What this task involves:
Your job is to retype all of the data word for word, leaving every image out.

Given information:
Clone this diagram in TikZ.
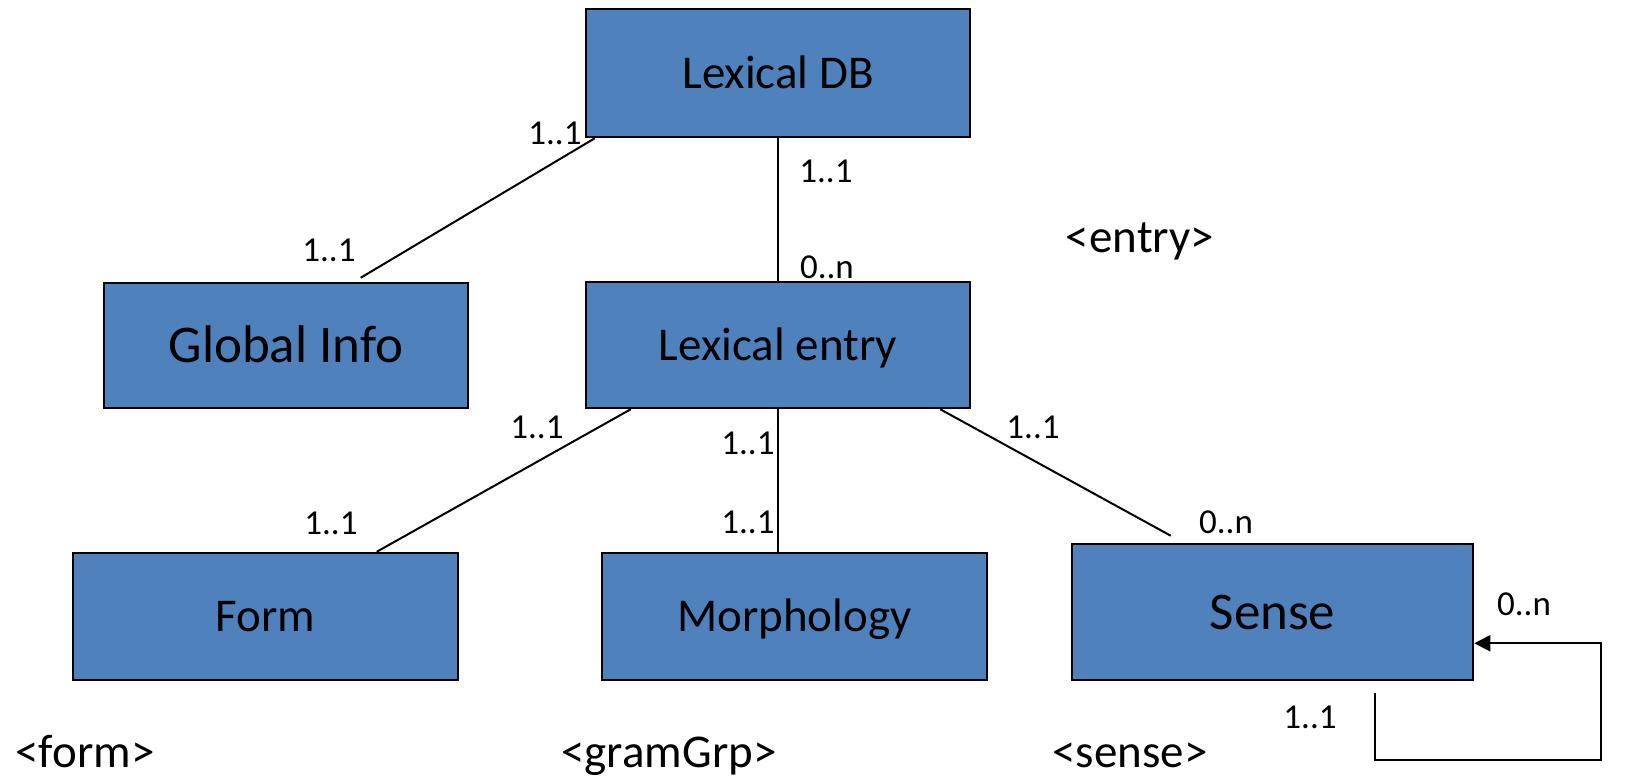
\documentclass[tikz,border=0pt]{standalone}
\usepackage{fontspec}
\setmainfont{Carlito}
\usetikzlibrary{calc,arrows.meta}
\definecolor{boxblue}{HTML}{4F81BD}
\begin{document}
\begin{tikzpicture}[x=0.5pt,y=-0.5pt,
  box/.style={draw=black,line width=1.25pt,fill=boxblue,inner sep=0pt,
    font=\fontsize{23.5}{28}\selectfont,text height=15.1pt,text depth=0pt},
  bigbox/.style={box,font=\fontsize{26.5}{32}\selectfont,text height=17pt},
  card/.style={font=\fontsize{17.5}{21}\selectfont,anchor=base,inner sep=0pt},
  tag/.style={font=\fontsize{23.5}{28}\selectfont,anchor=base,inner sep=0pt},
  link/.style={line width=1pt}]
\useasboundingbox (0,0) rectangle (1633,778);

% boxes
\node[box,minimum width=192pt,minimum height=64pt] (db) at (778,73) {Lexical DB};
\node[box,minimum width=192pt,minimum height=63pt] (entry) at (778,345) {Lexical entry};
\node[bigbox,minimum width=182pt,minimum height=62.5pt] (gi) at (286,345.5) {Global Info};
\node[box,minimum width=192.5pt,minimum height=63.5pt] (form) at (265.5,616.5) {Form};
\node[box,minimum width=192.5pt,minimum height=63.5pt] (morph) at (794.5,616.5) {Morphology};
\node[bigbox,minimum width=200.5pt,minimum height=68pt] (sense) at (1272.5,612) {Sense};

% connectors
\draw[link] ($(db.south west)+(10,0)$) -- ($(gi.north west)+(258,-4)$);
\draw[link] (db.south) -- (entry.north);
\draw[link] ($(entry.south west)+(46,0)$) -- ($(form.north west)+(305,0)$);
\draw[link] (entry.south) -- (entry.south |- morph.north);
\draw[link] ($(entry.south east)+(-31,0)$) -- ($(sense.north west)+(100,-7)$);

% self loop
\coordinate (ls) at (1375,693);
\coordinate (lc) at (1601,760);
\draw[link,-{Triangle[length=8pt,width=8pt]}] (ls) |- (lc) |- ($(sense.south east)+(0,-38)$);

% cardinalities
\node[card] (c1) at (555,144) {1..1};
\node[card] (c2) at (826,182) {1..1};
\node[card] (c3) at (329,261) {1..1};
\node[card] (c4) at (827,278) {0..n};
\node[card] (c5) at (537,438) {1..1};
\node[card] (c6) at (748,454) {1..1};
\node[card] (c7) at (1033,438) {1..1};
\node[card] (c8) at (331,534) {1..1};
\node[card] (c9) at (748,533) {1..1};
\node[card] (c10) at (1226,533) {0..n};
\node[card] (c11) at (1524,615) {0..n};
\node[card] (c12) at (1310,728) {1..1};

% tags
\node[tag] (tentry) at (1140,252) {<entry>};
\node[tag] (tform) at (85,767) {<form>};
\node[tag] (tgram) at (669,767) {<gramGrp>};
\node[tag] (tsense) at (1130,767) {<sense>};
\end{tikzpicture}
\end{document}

Task response:
Clone this diagram in TikZ.
\documentclass[tikz,border=0pt]{standalone}
\usepackage{fontspec}
\setmainfont{Carlito}
\usetikzlibrary{calc,arrows.meta}
\definecolor{boxblue}{HTML}{4F81BD}
\begin{document}
\begin{tikzpicture}[x=0.5pt,y=-0.5pt,
  box/.style={draw=black,line width=1.25pt,fill=boxblue,inner sep=0pt,
    font=\fontsize{23.5}{28}\selectfont,text height=15.1pt,text depth=0pt},
  bigbox/.style={box,font=\fontsize{26.5}{32}\selectfont,text height=17pt},
  card/.style={font=\fontsize{17.5}{21}\selectfont,anchor=base,inner sep=0pt},
  tag/.style={font=\fontsize{23.5}{28}\selectfont,anchor=base,inner sep=0pt},
  link/.style={line width=1pt}]
\useasboundingbox (0,0) rectangle (1633,778);

% boxes
\node[box,minimum width=192pt,minimum height=64pt] (db) at (778,73) {Lexical DB};
\node[box,minimum width=192pt,minimum height=63pt] (entry) at (778,345) {Lexical entry};
\node[bigbox,minimum width=182pt,minimum height=62.5pt] (gi) at (286,345.5) {Global Info};
\node[box,minimum width=192.5pt,minimum height=63.5pt] (form) at (265.5,616.5) {Form};
\node[box,minimum width=192.5pt,minimum height=63.5pt] (morph) at (794.5,616.5) {Morphology};
\node[bigbox,minimum width=200.5pt,minimum height=68pt] (sense) at (1272.5,612) {Sense};

% connectors
\draw[link] ($(db.south west)+(10,0)$) -- ($(gi.north west)+(258,-4)$);
\draw[link] (db.south) -- (entry.north);
\draw[link] ($(entry.south west)+(46,0)$) -- ($(form.north west)+(305,0)$);
\draw[link] (entry.south) -- (entry.south |- morph.north);
\draw[link] ($(entry.south east)+(-31,0)$) -- ($(sense.north west)+(100,-7)$);

% self loop
\coordinate (ls) at (1375,693);
\coordinate (lc) at (1601,760);
\draw[link,-{Triangle[length=8pt,width=8pt]}] (ls) |- (lc) |- ($(sense.south east)+(0,-38)$);

% cardinalities
\node[card] (c1) at (555,144) {1..1};
\node[card] (c2) at (826,182) {1..1};
\node[card] (c3) at (329,261) {1..1};
\node[card] (c4) at (827,278) {0..n};
\node[card] (c5) at (537,438) {1..1};
\node[card] (c6) at (748,454) {1..1};
\node[card] (c7) at (1033,438) {1..1};
\node[card] (c8) at (331,534) {1..1};
\node[card] (c9) at (748,533) {1..1};
\node[card] (c10) at (1226,533) {0..n};
\node[card] (c11) at (1524,615) {0..n};
\node[card] (c12) at (1310,728) {1..1};

% tags
\node[tag] (tentry) at (1140,252) {<entry>};
\node[tag] (tform) at (85,767) {<form>};
\node[tag] (tgram) at (669,767) {<gramGrp>};
\node[tag] (tsense) at (1130,767) {<sense>};
\end{tikzpicture}
\end{document}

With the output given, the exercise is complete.